— GOAL —
Among the entries below, copy only the span from the line containing "Emit a Python" through the line containing "markersize=9.5, label='Pending anomalies', zorder=3)". Do so exactly, and skip the pictures.
--- DATA PROVIDED ---
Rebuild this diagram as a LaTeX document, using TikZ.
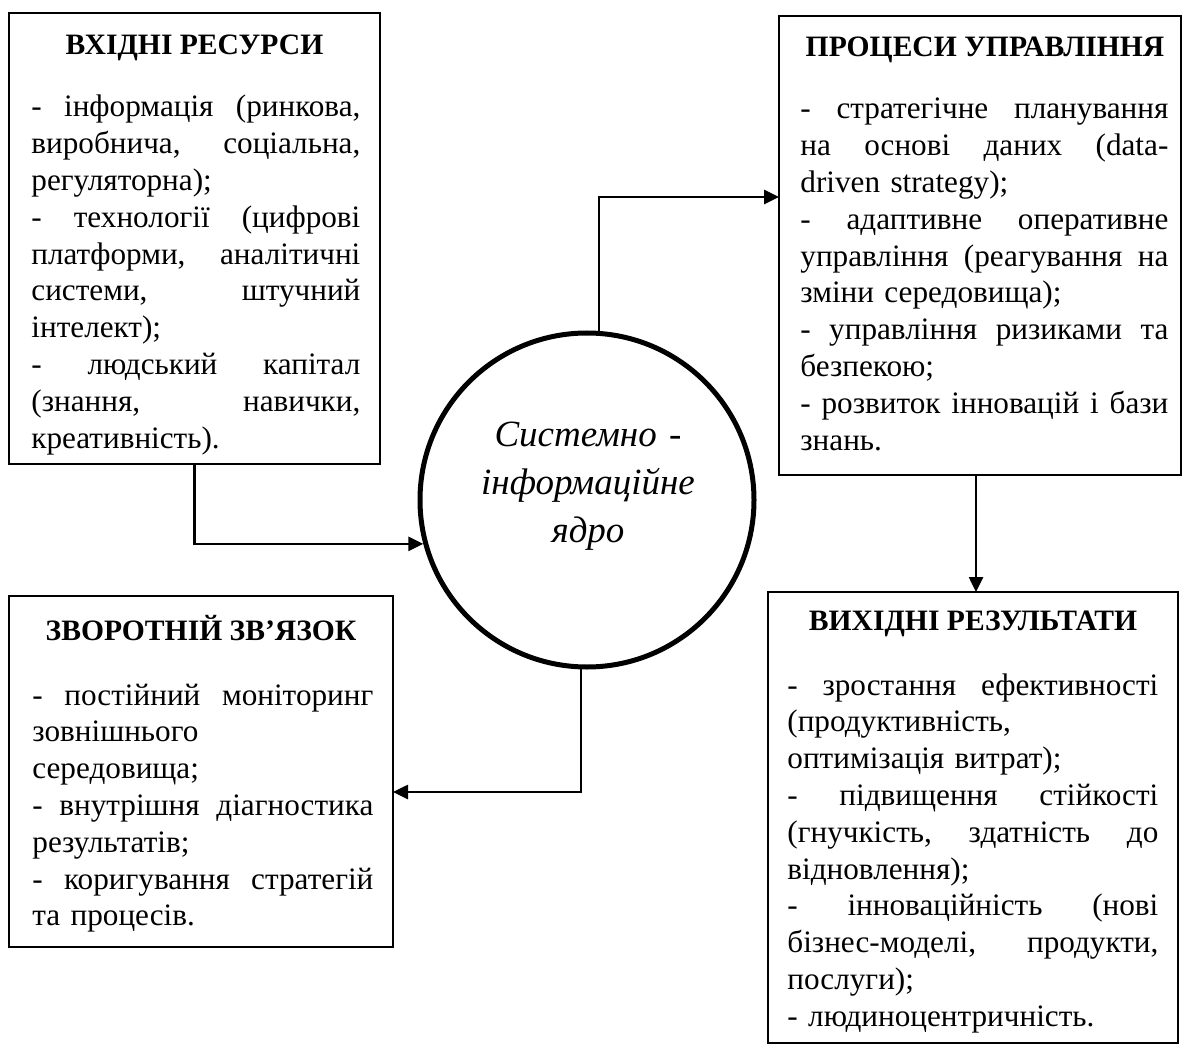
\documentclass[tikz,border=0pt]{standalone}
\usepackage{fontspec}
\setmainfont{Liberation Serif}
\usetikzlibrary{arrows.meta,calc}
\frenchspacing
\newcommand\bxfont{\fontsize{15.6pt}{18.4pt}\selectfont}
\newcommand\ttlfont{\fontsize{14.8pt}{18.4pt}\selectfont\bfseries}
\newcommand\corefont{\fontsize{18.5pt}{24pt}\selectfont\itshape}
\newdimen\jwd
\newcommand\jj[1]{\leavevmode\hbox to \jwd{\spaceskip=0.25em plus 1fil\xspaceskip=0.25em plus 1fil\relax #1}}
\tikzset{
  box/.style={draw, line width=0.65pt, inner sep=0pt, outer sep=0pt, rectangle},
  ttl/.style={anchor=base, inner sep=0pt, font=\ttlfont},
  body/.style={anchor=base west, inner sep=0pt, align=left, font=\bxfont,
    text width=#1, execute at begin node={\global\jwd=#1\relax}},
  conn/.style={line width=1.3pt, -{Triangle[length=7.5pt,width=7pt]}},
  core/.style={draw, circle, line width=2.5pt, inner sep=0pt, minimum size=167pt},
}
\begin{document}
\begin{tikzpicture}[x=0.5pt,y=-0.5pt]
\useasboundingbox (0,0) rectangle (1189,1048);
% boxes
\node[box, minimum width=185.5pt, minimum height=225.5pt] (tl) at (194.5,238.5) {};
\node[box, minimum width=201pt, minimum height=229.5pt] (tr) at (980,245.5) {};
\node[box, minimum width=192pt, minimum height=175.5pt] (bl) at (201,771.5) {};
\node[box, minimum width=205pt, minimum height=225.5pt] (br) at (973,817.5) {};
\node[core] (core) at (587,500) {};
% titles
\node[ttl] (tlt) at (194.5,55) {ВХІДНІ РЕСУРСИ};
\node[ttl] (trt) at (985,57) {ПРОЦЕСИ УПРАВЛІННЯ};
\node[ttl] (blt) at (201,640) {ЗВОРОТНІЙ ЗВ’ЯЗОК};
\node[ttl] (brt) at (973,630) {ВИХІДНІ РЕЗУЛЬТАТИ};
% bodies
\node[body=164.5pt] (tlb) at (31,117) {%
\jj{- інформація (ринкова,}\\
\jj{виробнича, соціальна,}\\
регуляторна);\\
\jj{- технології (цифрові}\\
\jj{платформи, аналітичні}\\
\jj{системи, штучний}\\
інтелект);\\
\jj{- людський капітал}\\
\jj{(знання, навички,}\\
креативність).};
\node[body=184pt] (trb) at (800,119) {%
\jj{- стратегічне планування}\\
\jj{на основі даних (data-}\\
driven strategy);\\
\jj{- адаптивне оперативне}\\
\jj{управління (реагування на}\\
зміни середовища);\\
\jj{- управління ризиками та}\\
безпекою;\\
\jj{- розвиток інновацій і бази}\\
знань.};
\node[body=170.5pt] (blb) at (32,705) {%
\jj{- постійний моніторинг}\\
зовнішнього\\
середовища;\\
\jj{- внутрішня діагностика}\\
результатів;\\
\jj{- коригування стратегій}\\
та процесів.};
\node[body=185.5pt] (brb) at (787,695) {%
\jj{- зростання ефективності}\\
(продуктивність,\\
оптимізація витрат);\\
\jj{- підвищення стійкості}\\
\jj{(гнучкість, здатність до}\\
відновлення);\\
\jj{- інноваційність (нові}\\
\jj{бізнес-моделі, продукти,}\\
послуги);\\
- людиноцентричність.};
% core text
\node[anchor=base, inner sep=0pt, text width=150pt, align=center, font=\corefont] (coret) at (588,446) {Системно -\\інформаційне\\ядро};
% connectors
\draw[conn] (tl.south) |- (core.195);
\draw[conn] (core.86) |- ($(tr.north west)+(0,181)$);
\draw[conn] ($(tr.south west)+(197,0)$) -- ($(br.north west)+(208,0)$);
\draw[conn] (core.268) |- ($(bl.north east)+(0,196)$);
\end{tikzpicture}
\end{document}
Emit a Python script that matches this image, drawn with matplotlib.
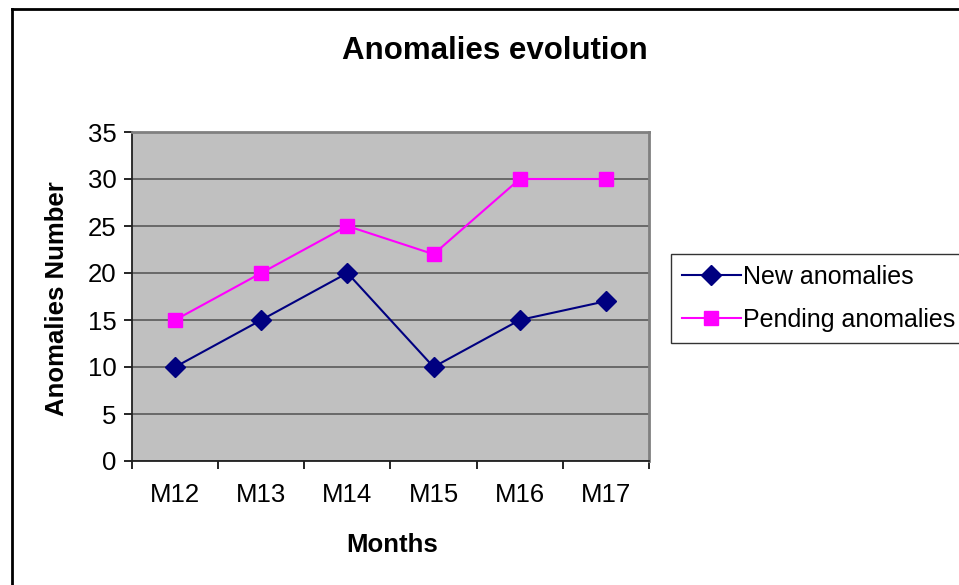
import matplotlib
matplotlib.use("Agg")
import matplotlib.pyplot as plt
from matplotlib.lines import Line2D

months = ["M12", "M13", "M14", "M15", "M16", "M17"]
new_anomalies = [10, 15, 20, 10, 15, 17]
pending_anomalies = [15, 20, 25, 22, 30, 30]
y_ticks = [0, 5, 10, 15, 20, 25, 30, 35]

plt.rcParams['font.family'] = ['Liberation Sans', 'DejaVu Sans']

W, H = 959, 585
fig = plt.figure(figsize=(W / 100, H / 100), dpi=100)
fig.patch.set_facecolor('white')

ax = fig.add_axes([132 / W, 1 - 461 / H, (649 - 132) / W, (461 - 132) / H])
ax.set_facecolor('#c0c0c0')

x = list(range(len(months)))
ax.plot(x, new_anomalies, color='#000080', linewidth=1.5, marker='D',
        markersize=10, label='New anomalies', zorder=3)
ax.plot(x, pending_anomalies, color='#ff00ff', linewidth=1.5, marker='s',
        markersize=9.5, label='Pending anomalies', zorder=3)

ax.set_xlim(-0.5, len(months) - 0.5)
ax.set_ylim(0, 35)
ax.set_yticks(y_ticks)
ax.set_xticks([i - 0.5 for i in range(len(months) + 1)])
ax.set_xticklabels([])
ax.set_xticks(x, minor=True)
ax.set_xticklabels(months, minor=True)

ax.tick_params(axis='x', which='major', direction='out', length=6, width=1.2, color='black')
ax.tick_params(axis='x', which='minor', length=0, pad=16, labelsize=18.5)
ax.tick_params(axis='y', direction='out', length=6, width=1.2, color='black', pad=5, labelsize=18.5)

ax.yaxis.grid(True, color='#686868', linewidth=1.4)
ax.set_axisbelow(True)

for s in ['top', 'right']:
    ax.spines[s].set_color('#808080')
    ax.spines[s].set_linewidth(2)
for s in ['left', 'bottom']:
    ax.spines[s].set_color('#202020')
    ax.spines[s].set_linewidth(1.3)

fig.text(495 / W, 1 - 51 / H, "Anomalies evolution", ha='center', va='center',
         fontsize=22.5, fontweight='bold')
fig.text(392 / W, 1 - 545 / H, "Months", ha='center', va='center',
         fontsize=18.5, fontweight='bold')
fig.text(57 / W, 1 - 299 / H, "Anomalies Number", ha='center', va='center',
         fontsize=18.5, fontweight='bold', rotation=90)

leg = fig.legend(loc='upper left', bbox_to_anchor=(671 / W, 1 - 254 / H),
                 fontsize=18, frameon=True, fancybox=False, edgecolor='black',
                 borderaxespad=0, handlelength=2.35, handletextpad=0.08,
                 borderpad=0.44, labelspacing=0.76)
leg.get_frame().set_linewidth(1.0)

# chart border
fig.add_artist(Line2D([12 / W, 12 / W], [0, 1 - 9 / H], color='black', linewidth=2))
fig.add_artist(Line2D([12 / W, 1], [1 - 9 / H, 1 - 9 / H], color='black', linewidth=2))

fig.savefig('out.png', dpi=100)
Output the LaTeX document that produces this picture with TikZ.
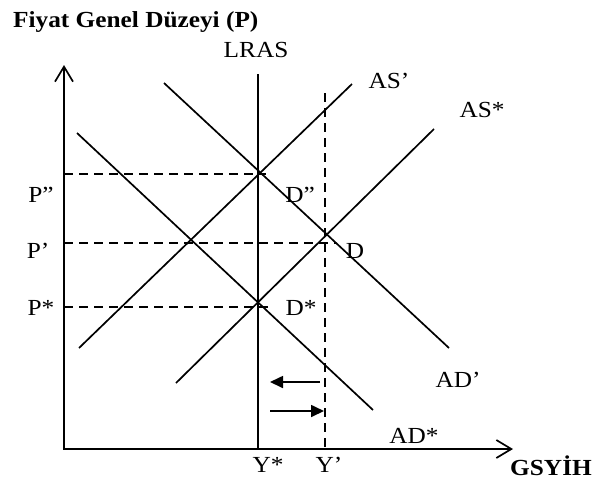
---
— RESULT —
Emit a Python script that matches this image, drawn with matplotlib.
import matplotlib
matplotlib.use("Agg")
import matplotlib.pyplot as plt
from matplotlib.lines import Line2D

months = ["M12", "M13", "M14", "M15", "M16", "M17"]
new_anomalies = [10, 15, 20, 10, 15, 17]
pending_anomalies = [15, 20, 25, 22, 30, 30]
y_ticks = [0, 5, 10, 15, 20, 25, 30, 35]

plt.rcParams['font.family'] = ['Liberation Sans', 'DejaVu Sans']

W, H = 959, 585
fig = plt.figure(figsize=(W / 100, H / 100), dpi=100)
fig.patch.set_facecolor('white')

ax = fig.add_axes([132 / W, 1 - 461 / H, (649 - 132) / W, (461 - 132) / H])
ax.set_facecolor('#c0c0c0')

x = list(range(len(months)))
ax.plot(x, new_anomalies, color='#000080', linewidth=1.5, marker='D',
        markersize=10, label='New anomalies', zorder=3)
ax.plot(x, pending_anomalies, color='#ff00ff', linewidth=1.5, marker='s',
        markersize=9.5, label='Pending anomalies', zorder=3)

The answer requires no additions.